After the shopping the cleaning commences! It took me two days to make the place spotless, cleaning windows, floors, dusting and put all the Christmas decorations up. I was exhausted but the end-result was great:


The dinner went well and my friends enjoyed it and now I sit here staring at the blissful decorations and an empty flat.

I do love Christmas but it is also a hard time for me, thinking about lost childhood, lost loved ones and an uncertain future. I mixed pot really.
The question is what is Christmas really about for me?
I am not Christian so I don't celebrate the birth of Jesus. I am more of a pagan and a Viking.
The Christmas is obviously highly commercialised and as a shopaholic I spent loads on Christmas decorations.
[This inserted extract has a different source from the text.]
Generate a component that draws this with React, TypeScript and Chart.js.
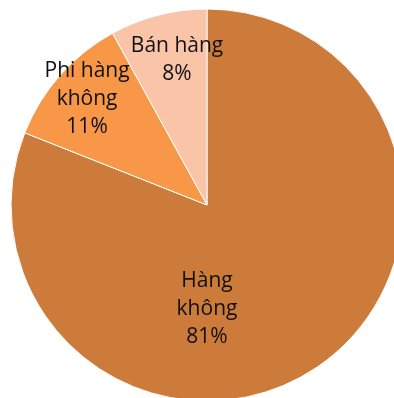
import React, { useEffect, useRef } from "react";
import { Chart, registerables } from "chart.js";

Chart.register(...registerables);

const categories = ["Hàng không", "Phi hàng không", "Bán hàng"];
const labelLines = [["Hàng", "không"], ["Phi hàng", "không"], ["Bán hàng"]];
const values = [81, 11, 8];
const percentLabels = ["81%", "11%", "8%"];
const colors = ["#CC7B3A", "#F79747", "#F9C4A8"];

// label anchor (first baseline) as fraction of radius from pie center
const labelAnchors = [
  [0.0, 0.418],
  [-0.612, -0.653],
  [-0.153, -0.781],
];

const labelPlugin = {
  id: "sliceLabels",
  afterDatasetsDraw(chart: any) {
    const meta = chart.getDatasetMeta(0);
    const ctx = chart.ctx;
    ctx.save();
    ctx.fillStyle = "#111111";
    ctx.font = '21px "Open Sans"';
    ctx.textAlign = "center";
    ctx.textBaseline = "alphabetic";
    meta.data.forEach((arc: any, i: number) => {
      const { x, y, outerRadius } = arc.getProps(["x", "y", "outerRadius"], true);
      const ax = x + labelAnchors[i][0] * outerRadius;
      let ay = y + labelAnchors[i][1] * outerRadius;
      const lines = [...labelLines[i], percentLabels[i]];
      lines.forEach((t) => {
        ctx.fillText(t, ax, ay);
        ay += 28;
      });
    });
    ctx.restore();
  },
};

export default function App() {
  const ref = useRef<HTMLCanvasElement>(null);
  useEffect(() => {
    const chart = new Chart(ref.current!, {
      type: "pie",
      data: {
        labels: categories,
        datasets: [
          {
            data: values,
            backgroundColor: colors,
            borderColor: "#ffffff",
            borderWidth: 1,
            hoverOffset: 0,
            radius: 196,
          },
        ],
      },
      options: {
        responsive: false,
        animation: false,
        layout: { padding: 0 },
        plugins: { legend: { display: false }, tooltip: { enabled: false } },
      },
      plugins: [labelPlugin],
    });
    return () => chart.destroy();
  }, []);
  return (
    <div style={{ position: "fixed", left: 0, top: 0, width: 394, height: 398, overflow: "hidden", background: "#fff" }}>
      <canvas ref={ref} width={400} height={400} style={{ position: "absolute", left: 7, top: 5 }} />
    </div>
  );
}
So I have done my bit to save the economy!
Christmas is also nostalgic and promotes the happy family like a sort of TV commercial where everybody is happy, healthy and rich. I will spend Christmas on my own in poverty, illness and sadness so it doesn't really fit the average Christmas image.
I do think it is important with traditions and to split the year up in different themes like Christmas, New Year, Easter, and Midsummer and so on. Otherwise I think life could just become some long meaningless big nothingness.


I went for a talk by Dorothy Nicolle titled All About Christmas and it was about Christmas traditions in England in a historic perspective. (See Nicolle's website )
It was a really good talk and the speaker mentioned the pagan rituals as well. She reminded me that December is the darkest month and we need to celebrate the coming of the light (and hope). The 22nd of December is the winter solstice, which means that from then on the days starts to get lighter and the spring is coming. Hurray!
That's what Christmas is all about; a celebration of the light, hope, a new beginning and a better future for all.


So, I like to wish you all a very, very merry Christmas and a happy New Year!